> WHAT TO PRODUCE:
Filter the data for lines with the word "Output", then copy every line so identified.
--- Begin SUPPLIED INFORMATION ---
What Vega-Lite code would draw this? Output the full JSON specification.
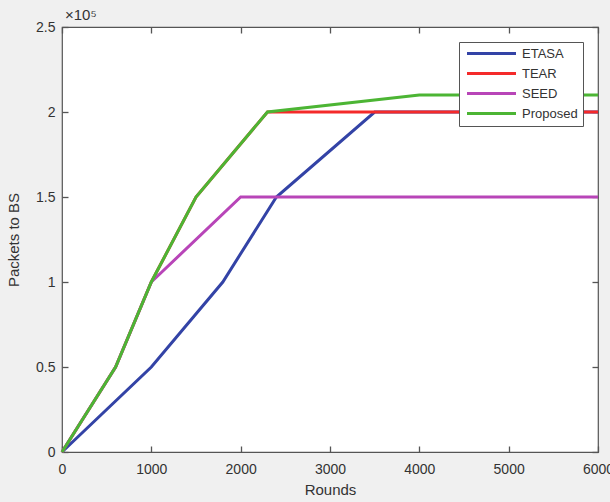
--- End SUPPLIED INFORMATION ---
--- Begin SUPPLIED INFORMATION ---
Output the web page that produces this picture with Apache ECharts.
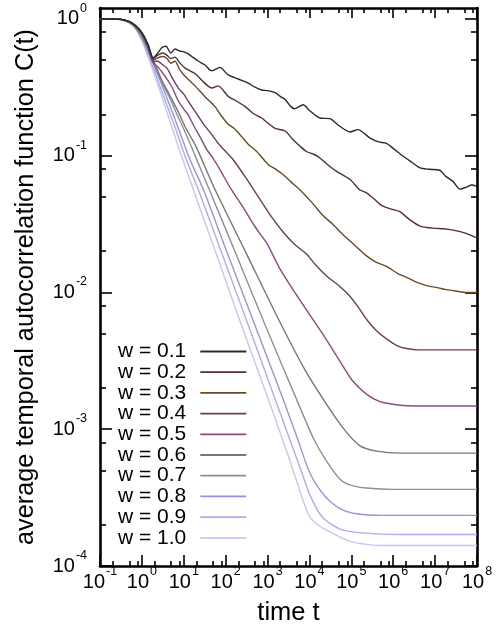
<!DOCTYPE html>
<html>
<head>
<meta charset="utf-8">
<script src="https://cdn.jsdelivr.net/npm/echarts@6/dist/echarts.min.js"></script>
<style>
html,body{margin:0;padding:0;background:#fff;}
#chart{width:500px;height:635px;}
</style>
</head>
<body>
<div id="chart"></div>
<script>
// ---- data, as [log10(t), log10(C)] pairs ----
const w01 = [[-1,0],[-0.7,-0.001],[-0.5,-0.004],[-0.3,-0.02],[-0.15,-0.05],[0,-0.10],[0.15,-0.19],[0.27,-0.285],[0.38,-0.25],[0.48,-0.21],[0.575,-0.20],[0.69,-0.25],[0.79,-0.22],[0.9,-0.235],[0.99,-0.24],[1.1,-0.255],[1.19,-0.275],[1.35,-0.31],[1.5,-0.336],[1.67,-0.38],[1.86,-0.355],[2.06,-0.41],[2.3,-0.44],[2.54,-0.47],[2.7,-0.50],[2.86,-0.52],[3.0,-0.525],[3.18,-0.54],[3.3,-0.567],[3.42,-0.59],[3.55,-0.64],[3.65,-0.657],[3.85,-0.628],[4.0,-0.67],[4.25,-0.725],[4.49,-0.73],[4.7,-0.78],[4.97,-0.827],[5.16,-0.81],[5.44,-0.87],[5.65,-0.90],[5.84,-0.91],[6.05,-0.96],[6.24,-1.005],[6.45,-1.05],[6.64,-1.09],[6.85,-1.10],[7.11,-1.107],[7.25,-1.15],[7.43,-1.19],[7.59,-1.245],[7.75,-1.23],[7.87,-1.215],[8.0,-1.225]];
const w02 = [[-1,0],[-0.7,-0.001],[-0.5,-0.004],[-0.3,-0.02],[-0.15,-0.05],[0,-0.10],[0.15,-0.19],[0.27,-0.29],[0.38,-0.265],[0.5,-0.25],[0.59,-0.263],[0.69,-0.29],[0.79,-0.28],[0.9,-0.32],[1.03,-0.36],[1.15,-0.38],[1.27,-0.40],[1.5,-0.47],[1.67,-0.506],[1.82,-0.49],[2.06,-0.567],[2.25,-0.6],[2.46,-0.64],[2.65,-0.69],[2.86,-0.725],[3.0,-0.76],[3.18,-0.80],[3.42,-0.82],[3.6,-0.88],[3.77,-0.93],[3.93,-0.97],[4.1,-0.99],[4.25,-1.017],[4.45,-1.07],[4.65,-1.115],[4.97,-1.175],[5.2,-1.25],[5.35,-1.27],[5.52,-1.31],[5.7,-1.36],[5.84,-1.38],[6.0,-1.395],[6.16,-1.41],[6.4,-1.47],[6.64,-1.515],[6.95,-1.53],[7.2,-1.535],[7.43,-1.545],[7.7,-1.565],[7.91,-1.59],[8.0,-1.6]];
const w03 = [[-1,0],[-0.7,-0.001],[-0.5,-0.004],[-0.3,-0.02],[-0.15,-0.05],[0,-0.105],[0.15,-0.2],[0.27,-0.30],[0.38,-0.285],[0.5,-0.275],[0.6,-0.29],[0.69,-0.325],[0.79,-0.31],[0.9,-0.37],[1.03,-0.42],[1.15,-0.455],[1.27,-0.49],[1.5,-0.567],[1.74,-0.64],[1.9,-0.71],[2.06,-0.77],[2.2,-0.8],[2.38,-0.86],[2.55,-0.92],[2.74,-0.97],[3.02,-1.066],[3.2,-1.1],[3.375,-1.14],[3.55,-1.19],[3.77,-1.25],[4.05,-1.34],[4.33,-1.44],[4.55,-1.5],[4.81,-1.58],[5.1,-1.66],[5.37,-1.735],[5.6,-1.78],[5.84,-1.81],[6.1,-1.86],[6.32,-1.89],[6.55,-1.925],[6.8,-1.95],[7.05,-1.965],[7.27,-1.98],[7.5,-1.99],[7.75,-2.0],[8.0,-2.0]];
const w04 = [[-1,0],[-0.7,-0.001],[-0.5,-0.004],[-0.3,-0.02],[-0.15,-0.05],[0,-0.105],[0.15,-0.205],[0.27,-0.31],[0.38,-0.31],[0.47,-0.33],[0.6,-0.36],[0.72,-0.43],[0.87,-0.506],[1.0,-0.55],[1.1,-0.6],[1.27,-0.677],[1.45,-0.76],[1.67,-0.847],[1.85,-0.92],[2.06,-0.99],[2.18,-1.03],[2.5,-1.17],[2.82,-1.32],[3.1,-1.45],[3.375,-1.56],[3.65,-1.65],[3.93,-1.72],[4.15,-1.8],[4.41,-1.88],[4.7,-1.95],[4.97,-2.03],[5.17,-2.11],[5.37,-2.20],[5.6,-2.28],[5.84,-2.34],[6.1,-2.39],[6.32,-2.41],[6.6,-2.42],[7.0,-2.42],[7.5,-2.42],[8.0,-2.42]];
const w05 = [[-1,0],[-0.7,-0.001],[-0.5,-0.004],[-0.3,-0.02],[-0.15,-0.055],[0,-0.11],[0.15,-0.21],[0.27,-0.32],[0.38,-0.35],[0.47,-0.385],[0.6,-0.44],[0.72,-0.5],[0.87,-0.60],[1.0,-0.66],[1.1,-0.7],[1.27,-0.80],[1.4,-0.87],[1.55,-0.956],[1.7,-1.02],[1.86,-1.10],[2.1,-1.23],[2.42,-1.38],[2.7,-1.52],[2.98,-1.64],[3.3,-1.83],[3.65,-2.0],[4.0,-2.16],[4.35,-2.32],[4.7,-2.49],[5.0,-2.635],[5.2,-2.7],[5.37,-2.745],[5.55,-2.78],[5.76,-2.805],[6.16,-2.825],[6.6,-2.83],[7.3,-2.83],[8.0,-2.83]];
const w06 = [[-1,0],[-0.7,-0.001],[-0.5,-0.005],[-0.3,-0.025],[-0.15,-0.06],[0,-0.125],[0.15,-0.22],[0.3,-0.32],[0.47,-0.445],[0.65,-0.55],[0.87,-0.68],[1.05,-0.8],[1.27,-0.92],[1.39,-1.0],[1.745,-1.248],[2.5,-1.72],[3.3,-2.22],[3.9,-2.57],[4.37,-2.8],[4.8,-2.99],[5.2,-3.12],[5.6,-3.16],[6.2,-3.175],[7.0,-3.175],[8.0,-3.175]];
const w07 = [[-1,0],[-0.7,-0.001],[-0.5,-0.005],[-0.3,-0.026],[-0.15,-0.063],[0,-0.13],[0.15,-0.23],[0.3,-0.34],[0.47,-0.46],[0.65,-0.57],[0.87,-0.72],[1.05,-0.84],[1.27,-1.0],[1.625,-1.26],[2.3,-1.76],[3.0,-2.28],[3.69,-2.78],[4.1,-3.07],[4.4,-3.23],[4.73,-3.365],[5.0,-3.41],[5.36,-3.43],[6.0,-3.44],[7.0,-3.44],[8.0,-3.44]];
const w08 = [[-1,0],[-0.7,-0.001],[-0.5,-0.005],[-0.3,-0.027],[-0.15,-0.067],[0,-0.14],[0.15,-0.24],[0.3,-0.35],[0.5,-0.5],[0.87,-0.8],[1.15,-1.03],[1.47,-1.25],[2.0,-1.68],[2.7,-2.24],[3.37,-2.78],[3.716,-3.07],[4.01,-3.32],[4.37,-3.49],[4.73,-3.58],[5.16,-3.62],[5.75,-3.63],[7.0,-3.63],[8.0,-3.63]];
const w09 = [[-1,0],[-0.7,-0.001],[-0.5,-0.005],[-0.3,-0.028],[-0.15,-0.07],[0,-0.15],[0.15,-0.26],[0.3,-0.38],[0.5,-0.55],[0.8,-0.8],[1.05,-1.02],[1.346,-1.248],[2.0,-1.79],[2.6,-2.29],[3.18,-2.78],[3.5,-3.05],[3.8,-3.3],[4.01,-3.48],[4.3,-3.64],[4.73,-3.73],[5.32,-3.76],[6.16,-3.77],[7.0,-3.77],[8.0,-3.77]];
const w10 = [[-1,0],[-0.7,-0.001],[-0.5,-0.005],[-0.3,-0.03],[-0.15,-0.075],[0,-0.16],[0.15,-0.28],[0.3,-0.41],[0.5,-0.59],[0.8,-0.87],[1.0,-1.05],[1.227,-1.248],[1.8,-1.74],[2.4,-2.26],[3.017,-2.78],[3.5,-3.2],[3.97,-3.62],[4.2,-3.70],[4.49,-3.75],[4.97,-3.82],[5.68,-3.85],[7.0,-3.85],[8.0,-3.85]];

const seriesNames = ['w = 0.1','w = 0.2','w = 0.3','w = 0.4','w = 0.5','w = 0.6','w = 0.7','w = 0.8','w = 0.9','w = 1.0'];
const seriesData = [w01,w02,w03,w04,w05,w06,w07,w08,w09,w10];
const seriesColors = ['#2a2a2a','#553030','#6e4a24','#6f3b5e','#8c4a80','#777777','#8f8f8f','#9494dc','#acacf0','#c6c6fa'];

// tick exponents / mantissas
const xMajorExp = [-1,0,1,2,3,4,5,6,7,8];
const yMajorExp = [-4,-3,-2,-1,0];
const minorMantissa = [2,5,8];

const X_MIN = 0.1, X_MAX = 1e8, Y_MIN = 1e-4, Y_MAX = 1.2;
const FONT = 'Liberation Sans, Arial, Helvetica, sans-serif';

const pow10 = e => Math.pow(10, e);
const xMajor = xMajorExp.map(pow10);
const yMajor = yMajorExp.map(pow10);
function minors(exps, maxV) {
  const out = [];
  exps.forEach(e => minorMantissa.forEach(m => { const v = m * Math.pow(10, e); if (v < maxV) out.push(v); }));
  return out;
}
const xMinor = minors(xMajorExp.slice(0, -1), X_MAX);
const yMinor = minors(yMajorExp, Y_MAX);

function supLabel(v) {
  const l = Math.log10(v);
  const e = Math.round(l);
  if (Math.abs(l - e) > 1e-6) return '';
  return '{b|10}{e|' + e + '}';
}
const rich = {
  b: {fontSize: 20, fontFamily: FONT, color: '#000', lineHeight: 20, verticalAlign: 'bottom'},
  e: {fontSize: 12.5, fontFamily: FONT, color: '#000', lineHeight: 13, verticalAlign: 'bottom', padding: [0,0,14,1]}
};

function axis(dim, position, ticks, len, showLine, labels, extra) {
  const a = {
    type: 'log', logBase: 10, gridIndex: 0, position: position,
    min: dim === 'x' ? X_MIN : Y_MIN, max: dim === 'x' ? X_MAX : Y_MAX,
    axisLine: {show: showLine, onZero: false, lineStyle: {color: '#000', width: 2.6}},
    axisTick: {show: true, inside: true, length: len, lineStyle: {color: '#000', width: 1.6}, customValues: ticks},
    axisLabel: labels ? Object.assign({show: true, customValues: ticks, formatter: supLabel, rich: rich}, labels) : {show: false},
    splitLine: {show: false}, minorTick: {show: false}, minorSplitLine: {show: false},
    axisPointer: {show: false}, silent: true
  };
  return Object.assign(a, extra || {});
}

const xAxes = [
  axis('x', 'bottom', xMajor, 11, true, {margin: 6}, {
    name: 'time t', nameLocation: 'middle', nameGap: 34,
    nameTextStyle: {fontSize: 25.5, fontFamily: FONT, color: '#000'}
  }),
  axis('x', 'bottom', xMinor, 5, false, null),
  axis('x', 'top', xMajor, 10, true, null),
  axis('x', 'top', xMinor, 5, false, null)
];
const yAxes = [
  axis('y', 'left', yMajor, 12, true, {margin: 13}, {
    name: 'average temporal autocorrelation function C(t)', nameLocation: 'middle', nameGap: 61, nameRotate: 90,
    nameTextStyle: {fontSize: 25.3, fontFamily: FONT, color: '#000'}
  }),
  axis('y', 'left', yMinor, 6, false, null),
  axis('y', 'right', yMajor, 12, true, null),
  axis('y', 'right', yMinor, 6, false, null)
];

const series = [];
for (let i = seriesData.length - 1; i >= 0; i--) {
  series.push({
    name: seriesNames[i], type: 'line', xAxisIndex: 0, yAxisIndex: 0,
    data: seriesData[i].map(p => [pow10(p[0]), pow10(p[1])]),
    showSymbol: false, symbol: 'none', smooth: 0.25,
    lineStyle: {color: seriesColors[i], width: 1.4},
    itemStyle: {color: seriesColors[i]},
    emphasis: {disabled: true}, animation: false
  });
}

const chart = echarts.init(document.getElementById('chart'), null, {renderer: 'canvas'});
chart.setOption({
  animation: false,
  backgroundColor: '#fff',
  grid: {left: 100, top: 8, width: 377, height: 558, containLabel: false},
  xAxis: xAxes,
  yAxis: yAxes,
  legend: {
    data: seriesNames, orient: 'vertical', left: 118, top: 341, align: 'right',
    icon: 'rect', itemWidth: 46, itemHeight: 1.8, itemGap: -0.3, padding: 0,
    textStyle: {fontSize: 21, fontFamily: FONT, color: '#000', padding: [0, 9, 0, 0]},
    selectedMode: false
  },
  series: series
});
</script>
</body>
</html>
--- End SUPPLIED INFORMATION ---
> RESULT:
What Vega-Lite code would draw this? Output the full JSON specification.
Output the web page that produces this picture with Apache ECharts.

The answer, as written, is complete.